(Source code of charts)
━━━━━━━━━━

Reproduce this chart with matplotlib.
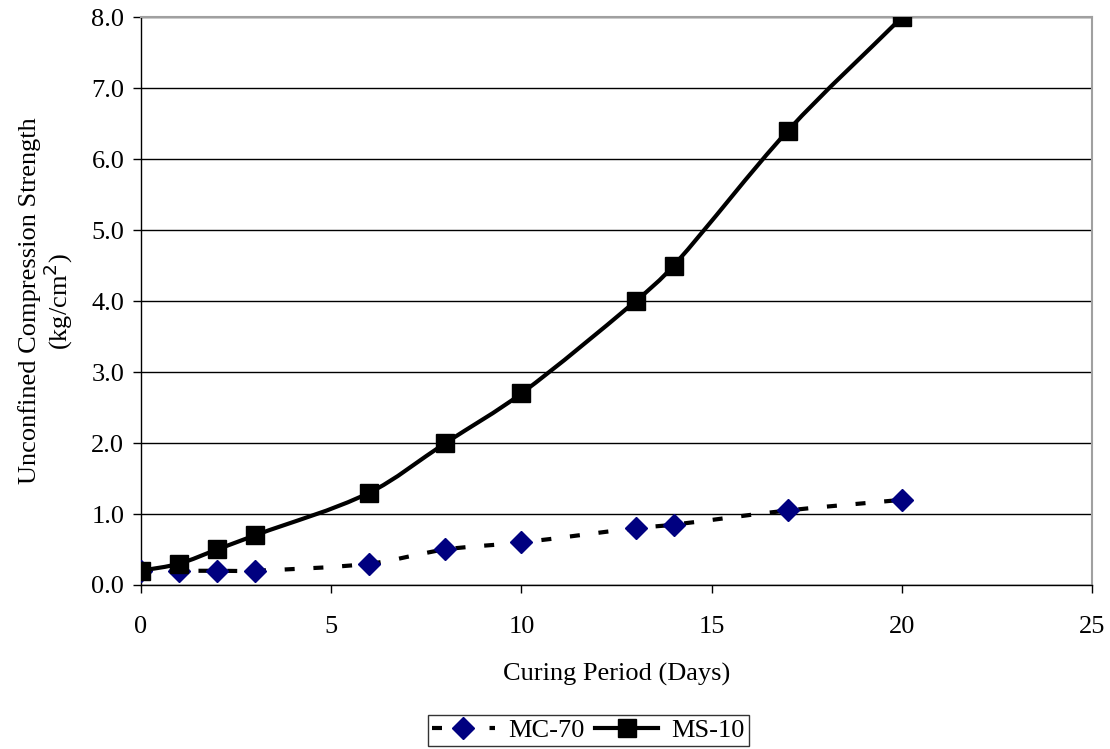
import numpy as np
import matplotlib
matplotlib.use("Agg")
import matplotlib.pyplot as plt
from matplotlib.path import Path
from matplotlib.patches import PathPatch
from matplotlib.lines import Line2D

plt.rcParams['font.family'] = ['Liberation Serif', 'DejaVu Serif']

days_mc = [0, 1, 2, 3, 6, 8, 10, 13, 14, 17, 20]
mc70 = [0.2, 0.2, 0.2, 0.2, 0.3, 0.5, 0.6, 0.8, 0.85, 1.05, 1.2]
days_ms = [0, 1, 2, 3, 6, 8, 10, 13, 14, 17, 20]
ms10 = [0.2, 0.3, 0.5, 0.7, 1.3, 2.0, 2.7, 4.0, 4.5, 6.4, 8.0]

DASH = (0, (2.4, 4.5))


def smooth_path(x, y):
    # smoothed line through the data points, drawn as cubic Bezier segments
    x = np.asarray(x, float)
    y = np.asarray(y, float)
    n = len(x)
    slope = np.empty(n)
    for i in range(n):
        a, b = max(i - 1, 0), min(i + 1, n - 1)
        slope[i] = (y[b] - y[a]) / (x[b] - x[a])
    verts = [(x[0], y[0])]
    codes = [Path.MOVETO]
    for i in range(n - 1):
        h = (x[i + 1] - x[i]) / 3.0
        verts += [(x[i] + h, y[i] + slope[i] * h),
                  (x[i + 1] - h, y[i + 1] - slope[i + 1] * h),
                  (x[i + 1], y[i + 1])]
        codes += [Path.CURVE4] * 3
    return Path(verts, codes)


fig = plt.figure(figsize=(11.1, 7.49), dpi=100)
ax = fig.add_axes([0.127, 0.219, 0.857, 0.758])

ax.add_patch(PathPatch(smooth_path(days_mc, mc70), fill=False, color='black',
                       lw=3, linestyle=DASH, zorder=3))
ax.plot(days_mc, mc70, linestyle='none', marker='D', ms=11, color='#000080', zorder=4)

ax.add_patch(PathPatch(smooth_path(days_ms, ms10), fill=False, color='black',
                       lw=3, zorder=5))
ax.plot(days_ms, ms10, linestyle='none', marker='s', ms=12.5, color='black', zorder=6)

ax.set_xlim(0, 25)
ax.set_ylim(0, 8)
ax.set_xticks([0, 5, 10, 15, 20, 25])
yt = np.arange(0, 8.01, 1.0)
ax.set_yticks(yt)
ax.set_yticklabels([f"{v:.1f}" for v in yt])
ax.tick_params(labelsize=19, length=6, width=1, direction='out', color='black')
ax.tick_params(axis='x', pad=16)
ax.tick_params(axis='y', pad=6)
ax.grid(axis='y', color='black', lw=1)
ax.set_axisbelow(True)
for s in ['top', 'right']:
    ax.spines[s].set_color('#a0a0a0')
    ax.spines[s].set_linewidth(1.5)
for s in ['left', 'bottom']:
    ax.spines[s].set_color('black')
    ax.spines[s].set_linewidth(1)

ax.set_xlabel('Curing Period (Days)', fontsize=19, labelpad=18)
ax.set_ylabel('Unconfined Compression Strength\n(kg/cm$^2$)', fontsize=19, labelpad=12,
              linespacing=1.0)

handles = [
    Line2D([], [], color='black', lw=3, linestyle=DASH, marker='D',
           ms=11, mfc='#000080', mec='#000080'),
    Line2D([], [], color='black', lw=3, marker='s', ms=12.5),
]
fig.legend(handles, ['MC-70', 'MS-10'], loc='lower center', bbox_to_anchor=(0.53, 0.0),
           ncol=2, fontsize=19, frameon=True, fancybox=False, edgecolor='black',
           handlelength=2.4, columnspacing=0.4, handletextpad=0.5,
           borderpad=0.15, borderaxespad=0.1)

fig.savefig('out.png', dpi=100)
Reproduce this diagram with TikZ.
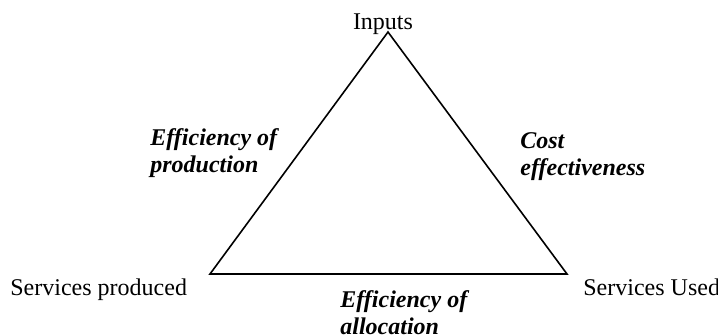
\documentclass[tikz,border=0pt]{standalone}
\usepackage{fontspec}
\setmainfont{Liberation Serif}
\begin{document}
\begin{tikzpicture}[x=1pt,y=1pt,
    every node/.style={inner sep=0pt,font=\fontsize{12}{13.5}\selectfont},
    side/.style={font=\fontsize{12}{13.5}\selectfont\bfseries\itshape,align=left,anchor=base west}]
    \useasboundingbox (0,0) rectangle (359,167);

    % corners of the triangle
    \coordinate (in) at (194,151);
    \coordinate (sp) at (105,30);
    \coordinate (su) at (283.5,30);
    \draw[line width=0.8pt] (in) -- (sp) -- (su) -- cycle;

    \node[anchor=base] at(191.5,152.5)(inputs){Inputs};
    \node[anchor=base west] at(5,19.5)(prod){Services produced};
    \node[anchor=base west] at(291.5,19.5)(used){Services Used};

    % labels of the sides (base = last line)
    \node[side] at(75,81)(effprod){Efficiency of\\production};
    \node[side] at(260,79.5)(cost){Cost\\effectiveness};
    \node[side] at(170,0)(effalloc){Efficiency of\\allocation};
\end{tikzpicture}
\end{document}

━━━━━━━━━━

WHAT IS EXPECTED:
Output the lines above in full and exactly as given, omitting any pictures.

WRITTEN SOLUTION:
Reproduce this chart with matplotlib.
import numpy as np
import matplotlib
matplotlib.use("Agg")
import matplotlib.pyplot as plt
from matplotlib.path import Path
from matplotlib.patches import PathPatch
from matplotlib.lines import Line2D

plt.rcParams['font.family'] = ['Liberation Serif', 'DejaVu Serif']

days_mc = [0, 1, 2, 3, 6, 8, 10, 13, 14, 17, 20]
mc70 = [0.2, 0.2, 0.2, 0.2, 0.3, 0.5, 0.6, 0.8, 0.85, 1.05, 1.2]
days_ms = [0, 1, 2, 3, 6, 8, 10, 13, 14, 17, 20]
ms10 = [0.2, 0.3, 0.5, 0.7, 1.3, 2.0, 2.7, 4.0, 4.5, 6.4, 8.0]

DASH = (0, (2.4, 4.5))


def smooth_path(x, y):
    # smoothed line through the data points, drawn as cubic Bezier segments
    x = np.asarray(x, float)
    y = np.asarray(y, float)
    n = len(x)
    slope = np.empty(n)
    for i in range(n):
        a, b = max(i - 1, 0), min(i + 1, n - 1)
        slope[i] = (y[b] - y[a]) / (x[b] - x[a])
    verts = [(x[0], y[0])]
    codes = [Path.MOVETO]
    for i in range(n - 1):
        h = (x[i + 1] - x[i]) / 3.0
        verts += [(x[i] + h, y[i] + slope[i] * h),
                  (x[i + 1] - h, y[i + 1] - slope[i + 1] * h),
                  (x[i + 1], y[i + 1])]
        codes += [Path.CURVE4] * 3
    return Path(verts, codes)


fig = plt.figure(figsize=(11.1, 7.49), dpi=100)
ax = fig.add_axes([0.127, 0.219, 0.857, 0.758])

ax.add_patch(PathPatch(smooth_path(days_mc, mc70), fill=False, color='black',
                       lw=3, linestyle=DASH, zorder=3))
ax.plot(days_mc, mc70, linestyle='none', marker='D', ms=11, color='#000080', zorder=4)

ax.add_patch(PathPatch(smooth_path(days_ms, ms10), fill=False, color='black',
                       lw=3, zorder=5))
ax.plot(days_ms, ms10, linestyle='none', marker='s', ms=12.5, color='black', zorder=6)

ax.set_xlim(0, 25)
ax.set_ylim(0, 8)
ax.set_xticks([0, 5, 10, 15, 20, 25])
yt = np.arange(0, 8.01, 1.0)
ax.set_yticks(yt)
ax.set_yticklabels([f"{v:.1f}" for v in yt])
ax.tick_params(labelsize=19, length=6, width=1, direction='out', color='black')
ax.tick_params(axis='x', pad=16)
ax.tick_params(axis='y', pad=6)
ax.grid(axis='y', color='black', lw=1)
ax.set_axisbelow(True)
for s in ['top', 'right']:
    ax.spines[s].set_color('#a0a0a0')
    ax.spines[s].set_linewidth(1.5)
for s in ['left', 'bottom']:
    ax.spines[s].set_color('black')
    ax.spines[s].set_linewidth(1)

ax.set_xlabel('Curing Period (Days)', fontsize=19, labelpad=18)
ax.set_ylabel('Unconfined Compression Strength\n(kg/cm$^2$)', fontsize=19, labelpad=12,
              linespacing=1.0)

handles = [
    Line2D([], [], color='black', lw=3, linestyle=DASH, marker='D',
           ms=11, mfc='#000080', mec='#000080'),
    Line2D([], [], color='black', lw=3, marker='s', ms=12.5),
]
fig.legend(handles, ['MC-70', 'MS-10'], loc='lower center', bbox_to_anchor=(0.53, 0.0),
           ncol=2, fontsize=19, frameon=True, fancybox=False, edgecolor='black',
           handlelength=2.4, columnspacing=0.4, handletextpad=0.5,
           borderpad=0.15, borderaxespad=0.1)

fig.savefig('out.png', dpi=100)
Reproduce this diagram with TikZ.
\documentclass[tikz,border=0pt]{standalone}
\usepackage{fontspec}
\setmainfont{Liberation Serif}
\begin{document}
\begin{tikzpicture}[x=1pt,y=1pt,
    every node/.style={inner sep=0pt,font=\fontsize{12}{13.5}\selectfont},
    side/.style={font=\fontsize{12}{13.5}\selectfont\bfseries\itshape,align=left,anchor=base west}]
    \useasboundingbox (0,0) rectangle (359,167);

    % corners of the triangle
    \coordinate (in) at (194,151);
    \coordinate (sp) at (105,30);
    \coordinate (su) at (283.5,30);
    \draw[line width=0.8pt] (in) -- (sp) -- (su) -- cycle;

    \node[anchor=base] at(191.5,152.5)(inputs){Inputs};
    \node[anchor=base west] at(5,19.5)(prod){Services produced};
    \node[anchor=base west] at(291.5,19.5)(used){Services Used};

    % labels of the sides (base = last line)
    \node[side] at(75,81)(effprod){Efficiency of\\production};
    \node[side] at(260,79.5)(cost){Cost\\effectiveness};
    \node[side] at(170,0)(effalloc){Efficiency of\\allocation};
\end{tikzpicture}
\end{document}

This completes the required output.